The first step would be to form a cluster of investment banks. Rather than study every investment bank, the statistician can choose to study the top three largest investment banks based on revenue, forming the first cluster. From there, rather than interviewing every employee in all three investment banks, a statistician could form another cluster, which would include employees from only certain departments, for example, sales and trading or mergers and acquisitions.
This method allows the statistician to narrow down the sampling size, making it more efficient and cost-effective, yet still having a varied enough sample to gauge the information being sought.
Though both systematic sampling and cluster sampling are forms of random sampling, they arrive at their sample size in completely different ways. Systematic sampling chooses a sample based on fixed intervals in a population whereas cluster sampling creates a cluster from a population.
Cluster sampling is better suited for when there are different subsets within a specific population, whereas systematic sampling is better used when the entire list or number of a population is known. Both, however, are splitting the population into smaller units to sample.
For systematic sampling it is important to ensure there are no patterns in the group, otherwise, you risk choosing similar subjects without representing the overall population. For cluster sampling, it is important to ensure that each cluster has similar traits to the whole sample.
|Systematic Sampling||Cluster Sampling|
|Chooses a sample by selecting subjects at intervals||Chooses a sample by creating clusters|
|The list or number of the entire population must be known||The entire population is not needed in creating clusters|
|Patterns in the population must be avoided for accuracy||Clusters should have similar characteristics to the entire sample|
Cluster Sampling FAQs
What Is Meant by Cluster Sampling?
Cluster sampling is a form of random sampling that separates a population into clusters to create a sample. Further clusters can be created from the initial clusters as well to narrow down a sample.

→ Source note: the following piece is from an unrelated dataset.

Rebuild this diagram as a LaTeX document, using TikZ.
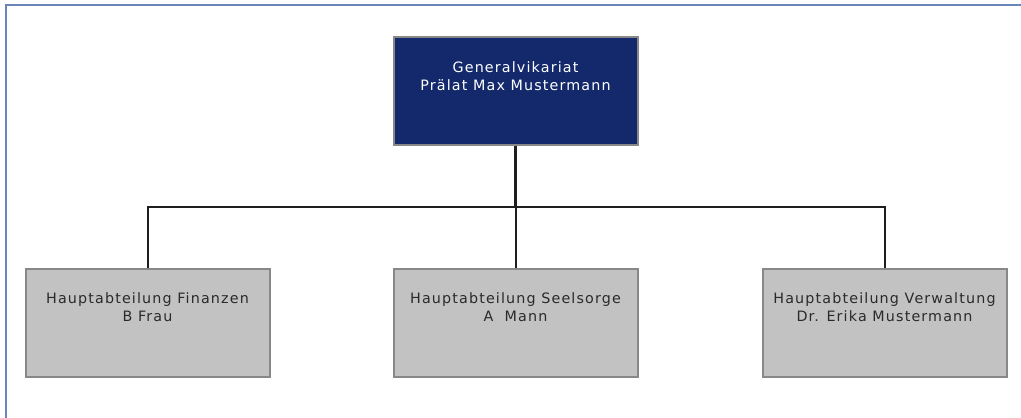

Why Would You Use Cluster Sampling?
Cluster sampling is best used to study large, spread out populations, where aiming to interview each subject would be costly, time-consuming, and perhaps impossible. Cluster sampling allows for creating clusters that are a smaller representation of the population being assessed, with similar characteristics.
How Does Cluster Sampling Work?
Cluster sampling simply involves dividing the population being studied into smaller groups. These subgroups can be studied or further randomly divided into other subgroups.
What Is the Difference Between Cluster Sampling and Stratified Sampling?
The primary difference between cluster sampling and stratified sampling is that the clusters created in cluster sampling are heterogeneous whereas the groups for stratified sampling are homogeneous.
The Bottom Line
There are a variety of sampling methods available to statisticians who seek to study information within groups. Because groups or populations tend to be large, it is very difficult to obtain data from every single subject. To overcome this problem, statisticians use sampling, creating smaller groups that are meant to be representative of the larger population.
An important aspect of creating these smaller samples is to ensure they are selected at random and are a true representation of the larger population. Systematic sampling and cluster sampling are two methods that statisticians can use to study populations.
Both are forms of random sampling that can be time- and cost-efficient, separating populations into smaller groups for easier analysis. Systematic sampling works best when the entire population is known while cluster sampling works best when the entire population is difficult to gauge.